The 72 players teeing off for the third round Saturday is the most to make the cut since the 1992 U.S. Senior Open at the Saucon Valley Country Club in Bethlehem, Pa.
Hale of a rule
Hale Irwin would have started Saturday just 1 over but suffered a two-stroke penalty on No. 16 Friday for violating the one-ball condition rule. USGA Championship rules dictate that players must use the same brand and type of ball throughout a round. Irwin plunked a ball into the water on No. 16 and was handed another type of TaylorMade ball by his caddie, John Venn. It wasn’t until Irwin later went to mark his ball on the green that he noticed the error. He notified his playing partners and the rules official that follows each group and was penalized.
In 1998, the last time the U.S. Senior Open was held in California, Irwin edged Vicente Fernandez by one stroke at the Riviera Country Club in Pacific Palisades to become the seventh player to win both the U.S. Open and the U.S. Senior Open.
Irwin, 70, is at 9-over 219, tied for 64th going into Sunday’s final round. Irwin missed the cut last year in Oklahoma, but has made the cut in 16 of his 20 U.S. Senior Open starts.
Irwin trails only Jack Nicklaus for the most senior major championships. Nicklaus has eight major wins, his last coming in the 1996 Tradition. Irwin has seven major victories. His most recent came in the 2004 Senior PGA Championship.
Watson is next with six and Langer, the co-leader, has five. Langer won his last major two weeks ago at the Senior Players Championship.
Not Made in the USA
Some people have expressed concern about the USGA providing uniforms made from other countries to its volunteers.
“I’m not super conservative, I just think that some of the products that the USGA provides for its volunteer marshals should come from the U.S.,” said Roberta D’Arcy, whose husband, Roland, is a volunteer at the U.S. Senior Open.

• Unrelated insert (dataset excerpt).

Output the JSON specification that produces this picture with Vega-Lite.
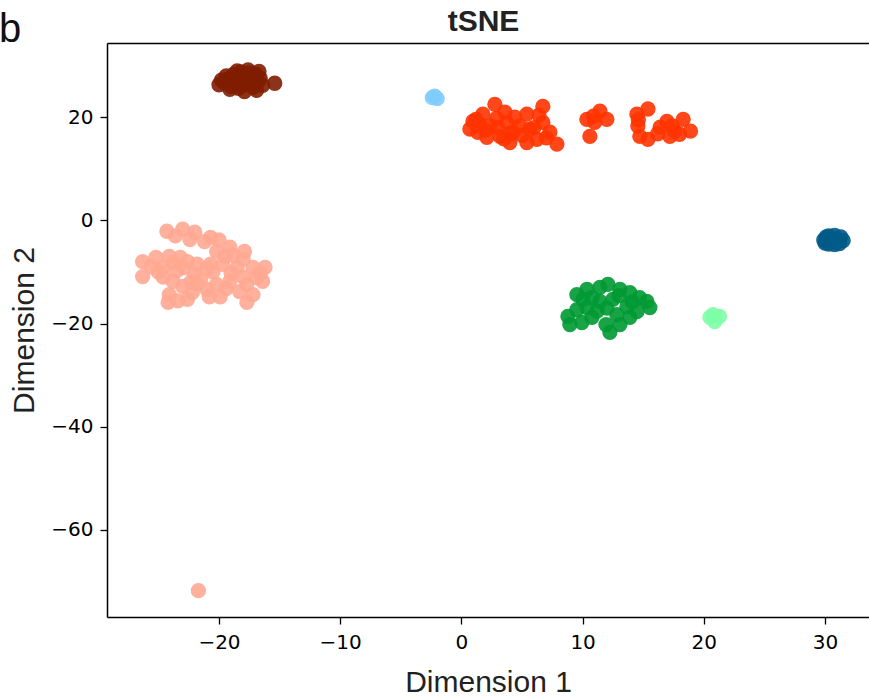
{
  "$schema": "https://vega.github.io/schema/vega-lite/v6.json",
  "width": 762,
  "height": 574,
  "autosize": {"type": "none"},
  "padding": {"left": 107, "top": 43, "right": 0, "bottom": 79},
  "background": "white",
  "title": {"text": "b", "anchor": "start", "frame": "group", "fontSize": 40, "font": "Liberation Sans", "fontWeight": "normal", "color": "#111", "dx": -108, "dy": 48},
  "config": {
    "view": {"stroke": null},
    "axis": {"domainColor": "#000", "domainWidth": 1.5, "tickColor": "#000", "tickSize": 7, "tickWidth": 1.3, "labelFont": "DejaVu Sans", "labelFontSize": 20, "labelColor": "#000", "titleFont": "Liberation Sans", "titleFontSize": 30, "titleFontWeight": "normal", "titleColor": "#222", "grid": false}
  },
  "data": {"values": [
    {"x": -20.0, "y": 26.3, "c": "A"}, {"x": -19.6, "y": 26.8, "c": "A"}, {"x": -19.2, "y": 27.5, "c": "A"}, {"x": -19.0, "y": 26.0, "c": "A"}, {"x": -18.8, "y": 28.3, "c": "A"}, {"x": -18.6, "y": 27.0, "c": "A"}, {"x": -18.4, "y": 25.6, "c": "A"}, {"x": -18.2, "y": 28.8, "c": "A"}, {"x": -18.0, "y": 27.8, "c": "A"}, {"x": -17.8, "y": 26.4, "c": "A"}, {"x": -17.6, "y": 29.2, "c": "A"}, {"x": -17.4, "y": 27.2, "c": "A"}, {"x": -17.2, "y": 25.8, "c": "A"}, {"x": -17.0, "y": 28.4, "c": "A"}, {"x": -16.8, "y": 26.8, "c": "A"}, {"x": -16.6, "y": 27.6, "c": "A"}, {"x": -16.9, "y": 25.2, "c": "A"}, {"x": -18.5, "y": 29.0, "c": "A"}, {"x": -19.4, "y": 28.0, "c": "A"}, {"x": -17.9, "y": 25.0, "c": "A"}, {"x": -16.4, "y": 26.2, "c": "A"}, {"x": -15.4, "y": 26.6, "c": "A"}, {"x": -19.8, "y": 27.2, "c": "A"}, {"x": -18.9, "y": 27.3, "c": "A"}, {"x": -17.7, "y": 27.9, "c": "A"}, {"x": -17.3, "y": 26.3, "c": "A"}, {"x": -18.1, "y": 26.1, "c": "A"}, {"x": -16.7, "y": 28.9, "c": "A"}, {"x": -19.1, "y": 25.4, "c": "A"}, {"x": -17.5, "y": 28.6, "c": "A"},

    {"x": -24.3, "y": -2.1, "c": "B"}, {"x": -23.0, "y": -1.7, "c": "B"}, {"x": -22.0, "y": -2.3, "c": "B"}, {"x": -20.7, "y": -3.3, "c": "B"}, {"x": -21.2, "y": -4.1, "c": "B"}, {"x": -22.4, "y": -3.7, "c": "B"}, {"x": -23.6, "y": -3.0, "c": "B"}, {"x": -20.0, "y": -3.8, "c": "B"},
    {"x": -26.3, "y": -8.0, "c": "B"}, {"x": -25.2, "y": -7.2, "c": "B"}, {"x": -24.1, "y": -7.0, "c": "B"}, {"x": -23.2, "y": -7.2, "c": "B"}, {"x": -22.6, "y": -8.0, "c": "B"}, {"x": -21.8, "y": -8.5, "c": "B"}, {"x": -24.6, "y": -9.1, "c": "B"}, {"x": -26.3, "y": -10.9, "c": "B"}, {"x": -25.6, "y": -9.0, "c": "B"}, {"x": -23.8, "y": -8.2, "c": "B"}, {"x": -22.9, "y": -9.2, "c": "B"},
    {"x": -19.1, "y": -5.2, "c": "B"}, {"x": -17.9, "y": -6.0, "c": "B"}, {"x": -20.2, "y": -6.0, "c": "B"}, {"x": -20.7, "y": -8.5, "c": "B"}, {"x": -19.7, "y": -8.5, "c": "B"}, {"x": -18.5, "y": -9.1, "c": "B"}, {"x": -17.2, "y": -9.1, "c": "B"}, {"x": -16.2, "y": -9.1, "c": "B"}, {"x": -16.9, "y": -11.1, "c": "B"}, {"x": -17.7, "y": -12.4, "c": "B"}, {"x": -19.1, "y": -11.8, "c": "B"}, {"x": -20.2, "y": -12.4, "c": "B"}, {"x": -16.4, "y": -11.8, "c": "B"}, {"x": -18.3, "y": -13.8, "c": "B"}, {"x": -17.7, "y": -15.9, "c": "B"}, {"x": -17.2, "y": -14.4, "c": "B"}, {"x": -19.9, "y": -14.8, "c": "B"}, {"x": -18.8, "y": -6.8, "c": "B"}, {"x": -16.6, "y": -10.3, "c": "B"}, {"x": -18.0, "y": -11.0, "c": "B"}, {"x": -19.4, "y": -13.2, "c": "B"},
    {"x": -24.1, "y": -14.4, "c": "B"}, {"x": -23.0, "y": -12.8, "c": "B"}, {"x": -21.8, "y": -12.4, "c": "B"}, {"x": -21.0, "y": -13.4, "c": "B"}, {"x": -24.2, "y": -15.9, "c": "B"}, {"x": -22.6, "y": -15.3, "c": "B"}, {"x": -22.2, "y": -14.0, "c": "B"}, {"x": -23.4, "y": -15.6, "c": "B"}, {"x": -20.8, "y": -14.8, "c": "B"},
    {"x": -23.5, "y": -9.8, "c": "B"}, {"x": -22.0, "y": -10.5, "c": "B"}, {"x": -20.5, "y": -10.0, "c": "B"}, {"x": -19.0, "y": -10.2, "c": "B"}, {"x": -21.5, "y": -11.5, "c": "B"}, {"x": -23.8, "y": -11.8, "c": "B"}, {"x": -25.0, "y": -10.0, "c": "B"}, {"x": -18.0, "y": -7.5, "c": "B"}, {"x": -19.5, "y": -7.0, "c": "B"}, {"x": -21.0, "y": -9.3, "c": "B"}, {"x": -22.3, "y": -11.9, "c": "B"}, {"x": -24.6, "y": -11.0, "c": "B"},
    {"x": -21.7, "y": -71.8, "c": "B"},

    {"x": -2.4, "y": 23.8, "c": "C"}, {"x": -2.2, "y": 24.1, "c": "C"}, {"x": -2.0, "y": 23.6, "c": "C"},

    {"x": 2.76, "y": 22.5, "c": "D"}, {"x": 1.77, "y": 20.6, "c": "D"}, {"x": 0.95, "y": 19.2, "c": "D"}, {"x": 0.7, "y": 17.7, "c": "D"}, {"x": 1.36, "y": 17.1, "c": "D"}, {"x": 2.35, "y": 18.3, "c": "D"}, {"x": 3.59, "y": 21.0, "c": "D"}, {"x": 3.75, "y": 19.0, "c": "D"}, {"x": 3.18, "y": 16.3, "c": "D"}, {"x": 4.25, "y": 17.1, "c": "D"}, {"x": 4.83, "y": 18.3, "c": "D"}, {"x": 5.4, "y": 20.6, "c": "D"}, {"x": 5.65, "y": 17.7, "c": "D"}, {"x": 6.72, "y": 22.1, "c": "D"}, {"x": 6.72, "y": 19.0, "c": "D"}, {"x": 6.23, "y": 15.7, "c": "D"}, {"x": 7.3, "y": 17.1, "c": "D"}, {"x": 7.88, "y": 14.8, "c": "D"}, {"x": 5.4, "y": 15.1, "c": "D"}, {"x": 2.1, "y": 16.1, "c": "D"}, {"x": 4.0, "y": 15.1, "c": "D"},
    {"x": 2.0, "y": 17.5, "c": "D"}, {"x": 3.0, "y": 18.0, "c": "D"}, {"x": 4.0, "y": 16.8, "c": "D"}, {"x": 1.5, "y": 18.5, "c": "D"}, {"x": 6.0, "y": 18.0, "c": "D"}, {"x": 5.0, "y": 16.5, "c": "D"}, {"x": 3.5, "y": 15.8, "c": "D"}, {"x": 2.9, "y": 19.8, "c": "D"}, {"x": 4.4, "y": 20.0, "c": "D"}, {"x": 1.2, "y": 19.6, "c": "D"}, {"x": 6.4, "y": 20.4, "c": "D"}, {"x": 7.0, "y": 16.0, "c": "D"},
    {"x": 10.6, "y": 16.3, "c": "D"}, {"x": 10.35, "y": 19.6, "c": "D"}, {"x": 11.43, "y": 21.2, "c": "D"}, {"x": 12.0, "y": 19.6, "c": "D"}, {"x": 11.0, "y": 19.0, "c": "D"}, {"x": 10.9, "y": 20.2, "c": "D"},
    {"x": 14.48, "y": 20.6, "c": "D"}, {"x": 15.39, "y": 21.6, "c": "D"}, {"x": 14.56, "y": 18.3, "c": "D"}, {"x": 14.72, "y": 16.3, "c": "D"}, {"x": 15.39, "y": 15.7, "c": "D"}, {"x": 16.4, "y": 18.1, "c": "D"}, {"x": 16.96, "y": 19.2, "c": "D"}, {"x": 17.6, "y": 17.3, "c": "D"}, {"x": 18.3, "y": 19.6, "c": "D"}, {"x": 18.9, "y": 17.3, "c": "D"}, {"x": 17.2, "y": 16.3, "c": "D"}, {"x": 18.0, "y": 16.7, "c": "D"}, {"x": 16.2, "y": 16.8, "c": "D"}, {"x": 17.4, "y": 18.3, "c": "D"}, {"x": 14.6, "y": 19.5, "c": "D"},

    {"x": 9.53, "y": -14.4, "c": "E"}, {"x": 10.36, "y": -13.4, "c": "E"}, {"x": 11.43, "y": -13.0, "c": "E"}, {"x": 12.09, "y": -12.4, "c": "E"}, {"x": 13.08, "y": -13.4, "c": "E"}, {"x": 13.9, "y": -14.0, "c": "E"}, {"x": 14.7, "y": -15.0, "c": "E"}, {"x": 15.3, "y": -15.7, "c": "E"}, {"x": 15.55, "y": -16.9, "c": "E"}, {"x": 8.79, "y": -18.6, "c": "E"}, {"x": 9.53, "y": -17.3, "c": "E"}, {"x": 10.36, "y": -16.9, "c": "E"}, {"x": 11.43, "y": -15.7, "c": "E"}, {"x": 12.5, "y": -15.3, "c": "E"}, {"x": 13.66, "y": -16.7, "c": "E"}, {"x": 14.48, "y": -17.7, "c": "E"}, {"x": 9.94, "y": -19.8, "c": "E"}, {"x": 8.95, "y": -20.2, "c": "E"}, {"x": 10.77, "y": -18.8, "c": "E"}, {"x": 11.93, "y": -20.2, "c": "E"}, {"x": 13.08, "y": -20.2, "c": "E"}, {"x": 12.25, "y": -21.7, "c": "E"}, {"x": 13.9, "y": -18.8, "c": "E"}, {"x": 10.02, "y": -15.3, "c": "E"}, {"x": 10.77, "y": -15.0, "c": "E"}, {"x": 12.83, "y": -18.3, "c": "E"}, {"x": 12.0, "y": -17.0, "c": "E"}, {"x": 11.2, "y": -17.6, "c": "E"}, {"x": 14.1, "y": -15.8, "c": "E"}, {"x": 13.0, "y": -14.6, "c": "E"},

    {"x": 20.5, "y": -18.8, "c": "F"}, {"x": 21.3, "y": -18.6, "c": "F"}, {"x": 20.9, "y": -19.6, "c": "F"}, {"x": 20.75, "y": -18.3, "c": "F"},

    {"x": 29.9, "y": -3.8, "c": "G"}, {"x": 30.3, "y": -3.0, "c": "G"}, {"x": 30.3, "y": -4.6, "c": "G"}, {"x": 30.8, "y": -2.9, "c": "G"}, {"x": 30.8, "y": -4.7, "c": "G"}, {"x": 31.3, "y": -3.2, "c": "G"}, {"x": 31.5, "y": -3.9, "c": "G"}, {"x": 31.2, "y": -4.5, "c": "G"}, {"x": 30.6, "y": -3.8, "c": "G"}, {"x": 30.0, "y": -4.4, "c": "G"}, {"x": 30.1, "y": -3.2, "c": "G"}
  ]},
  "layer": [
    {
      "mark": {"type": "circle", "size": 235, "opacity": 0.9},
      "encoding": {
        "x": {"field": "x", "type": "quantitative", "scale": {"domain": [-29.24, 33.63], "nice": false, "zero": false}, "axis": {"orient": "bottom", "values": [-20, -10, 0, 10, 20, 30], "title": "Dimension 1", "labelPadding": 8, "titlePadding": 15}},
        "y": {"field": "y", "type": "quantitative", "scale": {"domain": [-76.9, 34.4], "nice": false, "zero": false}, "axis": {"orient": "left", "values": [-60, -40, -20, 0, 20], "title": "Dimension 2", "labelPadding": 7, "titlePadding": 11}},
        "color": {"field": "c", "type": "nominal", "legend": null, "scale": {"domain": ["A", "B", "C", "D", "E", "F", "G"], "range": ["#7f1d00", "#ffa992", "#80ccff", "#ff3300", "#009933", "#7dffa6", "#005a87"]}}
      }
    },
    {
      "mark": {"type": "point", "opacity": 0},
      "encoding": {
        "x": {"field": "x", "type": "quantitative", "axis": {"orient": "top", "ticks": false, "labels": false, "title": "tSNE", "titleFontWeight": "bold", "titleFontSize": 30, "titleColor": "#222", "titleX": 376, "titlePadding": 7}},
        "y": {"field": "y", "type": "quantitative", "axis": {"orient": "left", "values": [-60, -40, -20, 0, 20], "title": "Dimension 2", "labelPadding": 7, "titlePadding": 11}}
      }
    }
  ]
}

The USGA’s Sawicki said that Cutter & Buck – which provides the shirts the USGA gives its volunteers – has its headquarters in Seattle, and that their distribution and embroidery are done in the United States. The uniforms that the volunteers paid as much as $150 for were made in India.
“A good number of our manufacturers are from the U.S.,” Sawicki said.
A number of hats and shirts being sold at USGA’s merchandise tents at Del Paso were made in Nicaragua, Bangladesh, China and Vietnam. The spectator chairs and plastic water cups are made in the United States.